Caroline Small has been away from HU too long. She left a comment recently on Suat’s post about comics criticism, though, and so in the absence of a real full length post, I thought I’d highlight this, in part because I miss new Caro content, but mostly because it’s worth highlighting.
Having spent a great deal of time lately thinking about critical theory and art practice in the company of some marvelous, critically minded practitioners (and not thinking at all about comics), I second Suat’s suggestion that at least one reason comics criticism is in this condition is because so few cartoonists practice criticism. And by “practice”, I mean read and write not journalism, not the “theory of craft” (as Frank Santoro does so brilliantly and charmingly), but classical “criticism” – argumentative/philosophical/descriptive essays, about art in general, both inside and outside their area of specialization. In fields where there is a strong critical culture, there is typically also a significant population of working artists who consider critical conversations about art, with other artists and critics, in their own and other fields, to be an essential part of their creative practice. Something they do for themselves, because it makes their art richer and better.
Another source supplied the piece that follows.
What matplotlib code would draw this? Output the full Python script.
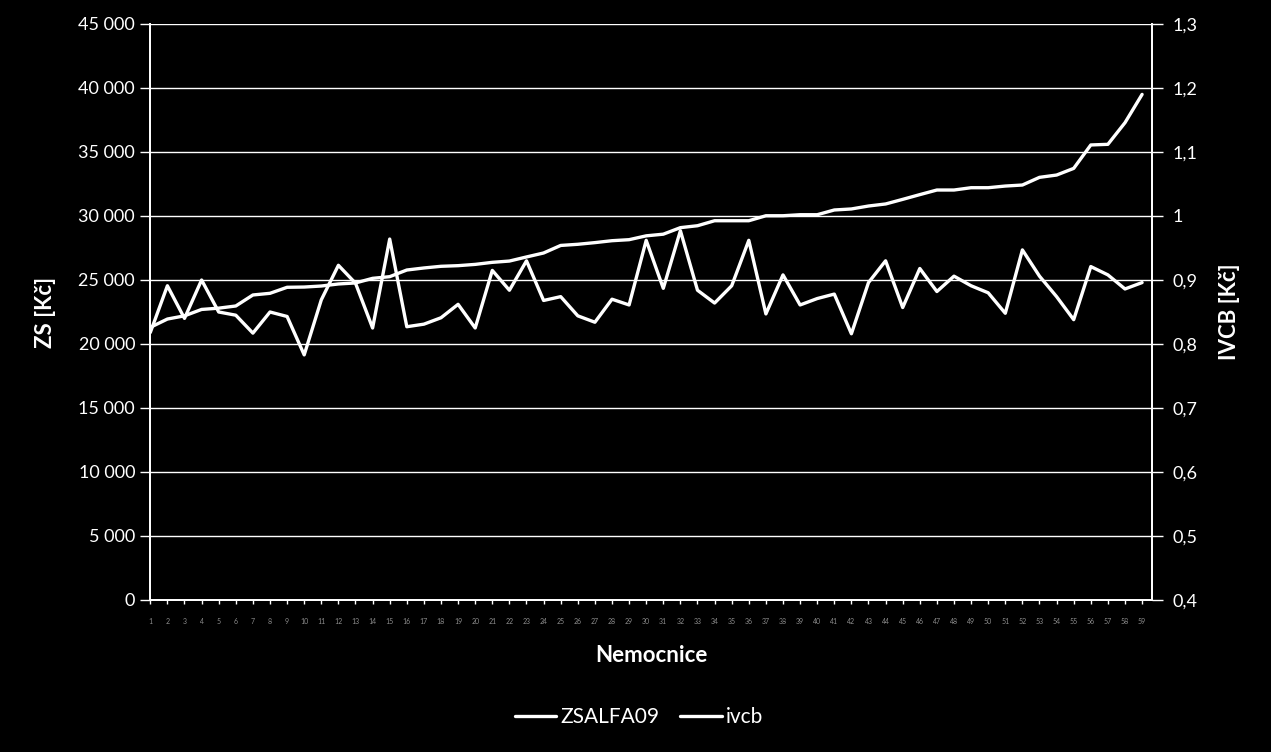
import matplotlib
matplotlib.use("Agg")
import matplotlib.pyplot as plt
from matplotlib.ticker import FuncFormatter, FixedLocator

plt.rcParams['font.family'] = ['Lato', 'DejaVu Sans']

categories = list(range(1, 60))
zsalfa09 = [21300, 21950, 22200, 22700, 22800, 22970, 23830, 23960, 24430, 24450,
            24530, 24690, 24770, 25130, 25260, 25780, 25940, 26070, 26120, 26220,
            26380, 26480, 26800, 27110, 27700, 27790, 27920, 28070, 28150, 28450,
            28580, 29090, 29240, 29630, 29630, 29630, 30020, 30020, 30100, 30100,
            30470, 30550, 30780, 30940, 31300, 31670, 32030, 32030, 32210, 32210,
            32340, 32420, 33020, 33200, 33720, 35550, 35600, 37290, 39500]
ivcb = [0.818, 0.891, 0.840, 0.900, 0.850, 0.845, 0.817, 0.850, 0.843, 0.783,
        0.869, 0.923, 0.895, 0.825, 0.964, 0.827, 0.831, 0.841, 0.862, 0.825,
        0.915, 0.884, 0.930, 0.868, 0.874, 0.844, 0.834, 0.870, 0.861, 0.962,
        0.887, 0.977, 0.884, 0.864, 0.891, 0.962, 0.847, 0.908, 0.861, 0.871,
        0.878, 0.816, 0.896, 0.930, 0.857, 0.918, 0.882, 0.906, 0.891, 0.880,
        0.848, 0.947, 0.906, 0.874, 0.838, 0.921, 0.908, 0.886, 0.896]
left_ticks = [0, 5000, 10000, 15000, 20000, 25000, 30000, 35000, 40000, 45000]
right_ticks = [0.4, 0.5, 0.6, 0.7, 0.8, 0.9, 1.0, 1.1, 1.2, 1.3]

W, H = 1271, 752
fig = plt.figure(figsize=(W / 100, H / 100), dpi=100, facecolor='black')
ax = fig.add_axes([150.3 / W, 1 - 600 / H, (1151.5 - 150.3) / W, 576 / H])
ax.set_facecolor('black')
ax2 = ax.twinx()

l1, = ax.plot(categories, zsalfa09, color='white', lw=2.4, label='ZSALFA09',
              solid_joinstyle='round', solid_capstyle='round', zorder=3)
l2, = ax2.plot(categories, ivcb, color='white', lw=2.4, label='ivcb',
               solid_joinstyle='round', solid_capstyle='round', zorder=3)

ax.set_xlim(1, 59.55)
ax.set_ylim(0, 45000)
ax2.set_ylim(0.4, 1.3)

ax.yaxis.set_major_locator(FixedLocator(left_ticks))
ax2.yaxis.set_major_locator(FixedLocator(right_ticks))
ax.yaxis.set_major_formatter(FuncFormatter(lambda v, p: f"{int(round(v)):,}".replace(",", " ")))
def rfmt(v, p):
    s = f"{v:.1f}"
    if s.endswith(".0"):
        s = s[:-2]
    return s.replace(".", ",")
ax2.yaxis.set_major_formatter(FuncFormatter(rfmt))

ax.set_xticks(categories)
ax.set_xticklabels([str(c) for c in categories])
ax.tick_params(axis='x', colors='white', length=3, width=1, pad=10, labelsize=5,
               labelcolor='#8c8c8c')
ax.tick_params(axis='y', colors='white', length=7, width=1, pad=4, labelsize=13)
ax2.tick_params(axis='y', colors='white', length=8, width=1, pad=7, labelsize=13)

ax.grid(axis='y', color='white', lw=1)
ax.set_axisbelow(True)

for a in (ax, ax2):
    a.spines['top'].set_visible(False)
    for s in ('left', 'right', 'bottom'):
        a.spines[s].set_color('white')
        a.spines[s].set_linewidth(1.3)

fig.text(45 / W, 1 - 312 / H, 'ZS [Kč]', rotation=90, color='white', fontsize=16,
         fontweight='bold', ha='center', va='center')
fig.text(1230 / W, 1 - 312 / H, 'IVCB [Kč]', rotation=90, color='white', fontsize=16,
         fontweight='bold', ha='center', va='center')
fig.text(651.7 / W, 1 - 655 / H, 'Nemocnice', color='white', fontsize=16,
         fontweight='bold', ha='center', va='center')

leg = fig.legend(handles=[l1, l2], loc='center', bbox_to_anchor=(639 / W, 1 - 717 / H),
                 ncol=2, frameon=False, fontsize=15, handlelength=2.0,
                 handletextpad=0.2, columnspacing=1.0)
for t in leg.get_texts():
    t.set_color('white')

fig.savefig('out.png', dpi=100, facecolor='black')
Film and literature and music have extremely healthy critical cultures, but they also have large numbers of engaged critic-practitioners – not just practitioners who occasionally toss off a piece of writing about something they’ve read or something they think is important, but practitioners who consider the work of criticism (i.e, reading incisive, informed essays on a range of art-related topics as well as working out their own ideas about their art and practice in essay form) to be an essential facet of being an original, challenging practitioner. (Fine art has a tremendous history in this regard although post-postmodernism is a bit of a nadir.)
This is not to say you have to be a practitioner to be a great critic (or vice versa), but to have a great critical conversation about any field, you need a critical mass of practitioners participating in that conversation at the highest levels. The conversation between…let’s call them practitioner-critics and philosopher-critics — so many of the great critical ideas historically have come out of that conversation. But the practitioner-critic has an exceptionally tough go in comics’ supercool, DIY, populist, “a picture is worth a thousand words” climate. There are vigilant souls, but by in large the critical stance seems to be treacherous waters for cartoonists.